═════ Collected material

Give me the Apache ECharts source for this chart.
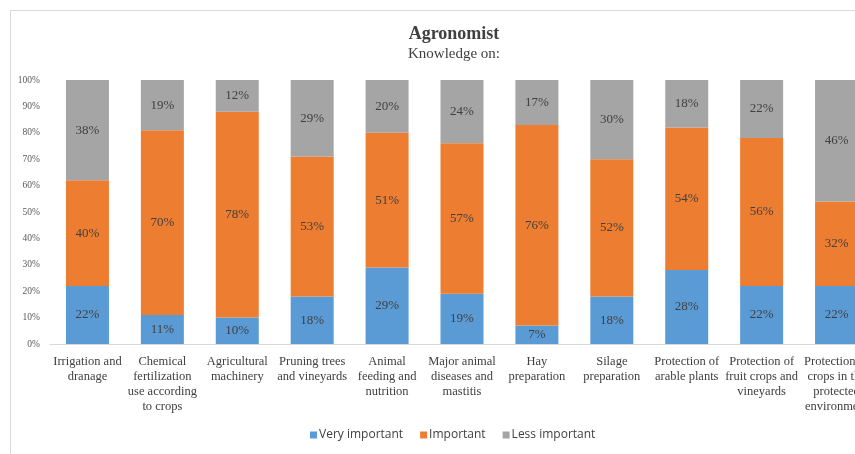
<!DOCTYPE html>
<html lang="en">
<head>
    <meta charset="UTF-8">
    <title>Agronomist</title>
    <style>
        html, body { margin: 0; padding: 0; background: #fff; overflow: hidden; }
        /* the source picture is cut on the right, so the chart is wider than the window */
        #main { width: 900px; height: 454px; }
    </style>
</head>
<body>
    <div id="main"></div>
    <script src="https://cdn.jsdelivr.net/npm/echarts@6/dist/echarts.min.js"></script>
    <script>
        var categories = [
            'Irrigation and\ndranage',
            'Chemical\nfertilization\nuse according\nto crops',
            'Agricultural\nmachinery',
            'Pruning trees\nand vineyards',
            'Animal\nfeeding and\nnutrition',
            'Major animal\ndiseases and\nmastitis',
            'Hay\npreparation',
            'Silage\npreparation',
            'Protection of\narable plants',
            'Protection of\nfruit crops and\nvineyards',
            'Protection of\ncrops in the\nprotected\nenvironment'
        ];
        var veryImportant = [22, 11, 10, 18, 29, 19, 7, 18, 28, 22, 22];
        var important = [40, 70, 78, 53, 51, 57, 76, 52, 54, 56, 32];
        var lessImportant = [38, 19, 12, 29, 20, 24, 17, 30, 18, 22, 46];

        var serif = '"Liberation Serif", "Times New Roman", serif';
        var myChart = echarts.init(document.getElementById('main'));

        // label settings shared by the three stacks
        var barLabel = {
            show: true,
            position: 'inside',
            formatter: '{c}%',
            fontFamily: serif,
            fontSize: 13,
            color: '#404040'
        };

        var option = {
            animation: false,
            title: [{
                text: 'Agronomist',
                left: 449,
                top: 20,
                textAlign: 'center',
                textStyle: { fontFamily: serif, fontSize: 18, fontWeight: 'bold', color: '#404040' }
            }, {
                text: 'Knowledge on:',
                left: 449,
                top: 42,
                textAlign: 'center',
                textStyle: { fontFamily: serif, fontSize: 15, fontWeight: 'normal', color: '#404040' }
            }],
            graphic: [{
                type: 'rect',
                shape: { x: 10.5, y: 10.5, width: 950, height: 500 },
                style: { fill: 'none', stroke: '#d9d9d9', lineWidth: 1 },
                silent: true
            }],
            legend: {
                top: 429,
                left: 310,
                padding: 0,
                itemWidth: 7,
                itemHeight: 7,
                itemGap: 17,
                icon: 'rect',
                textStyle: { fontFamily: '"Open Sans", "Liberation Sans", sans-serif', fontSize: 12, color: '#404040', padding: [0, 0, 0, -3] },
                data: ['Very important', 'Important', 'Less important']
            },
            grid: { left: 50, right: 26, top: 80, bottom: 110 },
            xAxis: {
                type: 'category',
                data: categories,
                axisTick: { show: false },
                axisLine: { lineStyle: { color: '#d9d9d9' } },
                axisLabel: {
                    interval: 0,
                    margin: 10,
                    fontFamily: serif,
                    fontSize: 12.5,
                    lineHeight: 15,
                    color: '#404040'
                }
            },
            yAxis: {
                type: 'value',
                min: 0,
                max: 100,
                interval: 10,
                splitLine: { show: false },
                axisLine: { show: false },
                axisTick: { show: false },
                axisLabel: { formatter: '{value}%', fontFamily: serif, fontSize: 9.5, color: '#595959', margin: 10 }
            },
            series: [{
                name: 'Very important',
                type: 'bar',
                stack: 'all',
                barWidth: 43,
                itemStyle: { color: '#5b9bd5' },
                label: barLabel,
                data: veryImportant
            }, {
                name: 'Important',
                type: 'bar',
                stack: 'all',
                barWidth: 43,
                itemStyle: { color: '#ed7d31' },
                label: barLabel,
                data: important
            }, {
                name: 'Less important',
                type: 'bar',
                stack: 'all',
                barWidth: 43,
                itemStyle: { color: '#a5a5a5' },
                label: barLabel,
                data: lessImportant
            }]
        };
        myChart.setOption(option);
    </script>
</body>
</html>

══════════

* _The task_
Return the whole listing, word for word, and leave out every picture.

* _Exercise output_
Give me the Apache ECharts source for this chart.
<!DOCTYPE html>
<html lang="en">
<head>
    <meta charset="UTF-8">
    <title>Agronomist</title>
    <style>
        html, body { margin: 0; padding: 0; background: #fff; overflow: hidden; }
        /* the source picture is cut on the right, so the chart is wider than the window */
        #main { width: 900px; height: 454px; }
    </style>
</head>
<body>
    <div id="main"></div>
    <script src="https://cdn.jsdelivr.net/npm/echarts@6/dist/echarts.min.js"></script>
    <script>
        var categories = [
            'Irrigation and\ndranage',
            'Chemical\nfertilization\nuse according\nto crops',
            'Agricultural\nmachinery',
            'Pruning trees\nand vineyards',
            'Animal\nfeeding and\nnutrition',
            'Major animal\ndiseases and\nmastitis',
            'Hay\npreparation',
            'Silage\npreparation',
            'Protection of\narable plants',
            'Protection of\nfruit crops and\nvineyards',
            'Protection of\ncrops in the\nprotected\nenvironment'
        ];
        var veryImportant = [22, 11, 10, 18, 29, 19, 7, 18, 28, 22, 22];
        var important = [40, 70, 78, 53, 51, 57, 76, 52, 54, 56, 32];
        var lessImportant = [38, 19, 12, 29, 20, 24, 17, 30, 18, 22, 46];

        var serif = '"Liberation Serif", "Times New Roman", serif';
        var myChart = echarts.init(document.getElementById('main'));

        // label settings shared by the three stacks
        var barLabel = {
            show: true,
            position: 'inside',
            formatter: '{c}%',
            fontFamily: serif,
            fontSize: 13,
            color: '#404040'
        };

        var option = {
            animation: false,
            title: [{
                text: 'Agronomist',
                left: 449,
                top: 20,
                textAlign: 'center',
                textStyle: { fontFamily: serif, fontSize: 18, fontWeight: 'bold', color: '#404040' }
            }, {
                text: 'Knowledge on:',
                left: 449,
                top: 42,
                textAlign: 'center',
                textStyle: { fontFamily: serif, fontSize: 15, fontWeight: 'normal', color: '#404040' }
            }],
            graphic: [{
                type: 'rect',
                shape: { x: 10.5, y: 10.5, width: 950, height: 500 },
                style: { fill: 'none', stroke: '#d9d9d9', lineWidth: 1 },
                silent: true
            }],
            legend: {
                top: 429,
                left: 310,
                padding: 0,
                itemWidth: 7,
                itemHeight: 7,
                itemGap: 17,
                icon: 'rect',
                textStyle: { fontFamily: '"Open Sans", "Liberation Sans", sans-serif', fontSize: 12, color: '#404040', padding: [0, 0, 0, -3] },
                data: ['Very important', 'Important', 'Less important']
            },
            grid: { left: 50, right: 26, top: 80, bottom: 110 },
            xAxis: {
                type: 'category',
                data: categories,
                axisTick: { show: false },
                axisLine: { lineStyle: { color: '#d9d9d9' } },
                axisLabel: {
                    interval: 0,
                    margin: 10,
                    fontFamily: serif,
                    fontSize: 12.5,
                    lineHeight: 15,
                    color: '#404040'
                }
            },
            yAxis: {
                type: 'value',
                min: 0,
                max: 100,
                interval: 10,
                splitLine: { show: false },
                axisLine: { show: false },
                axisTick: { show: false },
                axisLabel: { formatter: '{value}%', fontFamily: serif, fontSize: 9.5, color: '#595959', margin: 10 }
            },
            series: [{
                name: 'Very important',
                type: 'bar',
                stack: 'all',
                barWidth: 43,
                itemStyle: { color: '#5b9bd5' },
                label: barLabel,
                data: veryImportant
            }, {
                name: 'Important',
                type: 'bar',
                stack: 'all',
                barWidth: 43,
                itemStyle: { color: '#ed7d31' },
                label: barLabel,
                data: important
            }, {
                name: 'Less important',
                type: 'bar',
                stack: 'all',
                barWidth: 43,
                itemStyle: { color: '#a5a5a5' },
                label: barLabel,
                data: lessImportant
            }]
        };
        myChart.setOption(option);
    </script>
</body>
</html>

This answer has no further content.